El primer miércoles de este mes, al convocarnos a las elecciones del primer domingo de febrero, Luis Antonio Sobrado, presidente del TSE, pronunció un reflexivo mensaje que, en esencia, fue una breve admonición: cuidado con las noticias falsas. Apenas 24 horas después, los hechos le dieron la razón. En medio de la tragedia por Nate, las redes sociales fueron inundadas por mentiras que parecían verdad; entre otras, cocodrilos en los corredores de casas, una torre de apartamentos a punto de colapsar y represas con fallas estructurales. Peor aún, mucha gente las creyó y reprodujo.
Asistimos, así, a un tímido adelanto de lo que podría ocurrir conforme arrecie la campaña: una avalancha de falsedades disfrazadas con rasgos de verdad, destinadas a confundir al electorado, manipular sus percepciones, exacerbar sus prejuicios y sustituir la discusión sobre hechos verificables por otra sobre fantasías y emociones imposibles de comprobar y, a veces, desmentir.
En el caso de Nate, varios cocodrilos salieron del Tárcoles (verdad) pero ninguno entró a las casas (mentira). Varias laderas cedieron (verdad), pero ninguna con un edificio encima (mentira). Los embalses crecieron al punto del derrame (verdad), pero las represas no se fracturaron (mentira). Es este uso de retazos reales para construir trajes falsos lo que genera un gran riesgo de distorsión.
Las falsedades y rumores siempre han acompañado las campañas. La diferencia es que hoy los medios de prensa formales, que siempre pueden ser llamados a cuenta y generalmente aplican estándares de calidad de contenidos (aunque imperfectos), han perdido su primacía como ejes de información y verificación. Los han rebalsado las redes sociales, su abrumadora abundancia y la dificultad de discernir entre falso y verdadero.
Cuando esto ocurre, los prejuicios pueden erigirse en el gran filtro de los contenidos, y nuestra cercanía a sus remitentes en el principal criterio de credibilidad: si la falsedad la crea o retransmite un amigo, el potencial de aceptación sube.

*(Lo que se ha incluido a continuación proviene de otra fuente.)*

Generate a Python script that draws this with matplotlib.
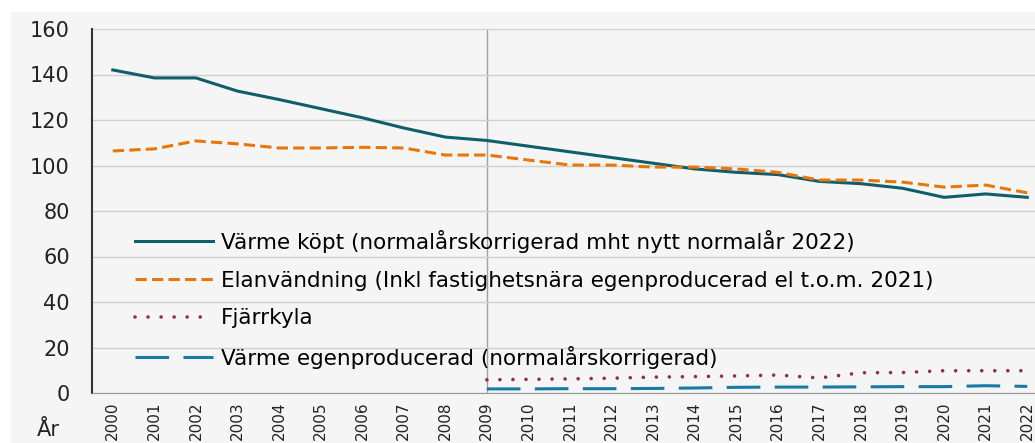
import matplotlib
matplotlib.use('Agg')
import matplotlib.pyplot as plt
from matplotlib.patches import Rectangle

plt.rcParams['font.family'] = ['DejaVu Sans']

years = list(range(2000, 2023))
years_new = list(range(2009, 2023))

varme_kopt = [142, 138.5, 138.5, 132.7, 129, 125, 121, 116.5, 112.5, 111, 108.5,
              106, 103.5, 101, 98.5, 97, 96, 93, 92, 90, 86, 87.5, 86]
elanvandning = [106.4, 107.3, 110.8, 109.5, 107.7, 107.7, 108, 107.7, 104.6, 104.6,
                102.4, 100.2, 100.2, 99.3, 99.3, 98.5, 97, 93.6, 93.6, 92.7, 90.5, 91.4, 88]
fjarrkyla = [5.8, 6.0, 6.2, 6.5, 7.0, 7.2, 7.5, 7.9, 6.6, 8.9, 9.0, 9.8, 9.8, 9.8]
varme_egen = [1.8, 1.8, 1.9, 1.9, 2.0, 2.2, 2.5, 2.6, 2.6, 2.7, 2.8, 2.8, 3.2, 2.9]

labels = ['Värme köpt (normalårskorrigerad mht nytt normalår 2022)',
          'Elanvändning (Inkl fastighetsnära egenproducerad el t.o.m. 2021)',
          'Fjärrkyla',
          'Värme egenproducerad (normalårskorrigerad)']

fig = plt.figure(figsize=(10.35, 4.43), dpi=100)
# light gray panel behind the chart, white margin top/left
fig.patches.append(Rectangle((11 / 1035, 0), 1, 1 - 12 / 443, transform=fig.transFigure,
                             facecolor='#f5f5f5', edgecolor='none', zorder=-10))

ax = fig.add_axes([92 / 1035, 50 / 443, 956 / 1035, 364 / 443])
ax.set_facecolor('none')

ax.plot(years, varme_kopt, color='#0f5e68', lw=2.2, label=labels[0])
ax.plot(years, elanvandning, color='#e8760f', lw=2.2, dashes=(3.7, 1.7), label=labels[1])
ax.plot(years_new, fjarrkyla, color='#8a2f52', lw=2.6, dashes=(0.01, 3.6),
        dash_capstyle='round', label=labels[2])
ax.plot(years_new, varme_egen, color='#1b7aa3', lw=2.2, dashes=(11, 4.7), label=labels[3])

ax.axvline(2009, color='#a0a0a0', lw=1, zorder=0)

ax.set_xlim(1999.5, 2022.5)
ax.set_ylim(0, 160)
ax.set_yticks(range(0, 161, 20))
ax.set_xticks(years)
ax.set_xticklabels([str(y) for y in years], rotation=90, fontsize=11, color='#222222')
ax.tick_params(axis='y', labelsize=15, colors='#222222', length=0, pad=16)
ax.tick_params(axis='x', length=0, pad=6)
ax.grid(axis='y', color='#d0d0d0', lw=1)
ax.set_axisbelow(True)
for s in ['top', 'right']:
    ax.spines[s].set_visible(False)
ax.spines['left'].set_color('#333333')
ax.spines['left'].set_linewidth(1.5)
ax.spines['bottom'].set_color('#999999')

fig.text(37 / 1035, 1 - 430 / 443, 'År', fontsize=15, color='#222222', va='center')

ax.legend(loc='upper left', bbox_to_anchor=(135 / 1035, 1 - 230 / 443),
          bbox_transform=fig.transFigure, frameon=False, fontsize=15.5,
          handlelength=3.6, labelspacing=0.82, handletextpad=0.4,
          borderpad=0, borderaxespad=0)

fig.savefig('out.png', dpi=100)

Nada de lo anterior puede –ni debe– regularse en democracia. La principal responsabilidad de evitar las neomentiras y sus efectos recae en los estrategas de campaña, pero también en nosotros. Es un asunto de criterio y sensatez; también, una advertencia para todos.
(*) Eduardo Ulibarri es periodista, profesor universitario y diplomático. Consultor en análisis sociopolítico y estrategias de comunicación. Exembajador de Costa Rica ante las Naciones Unidas (2010-2014).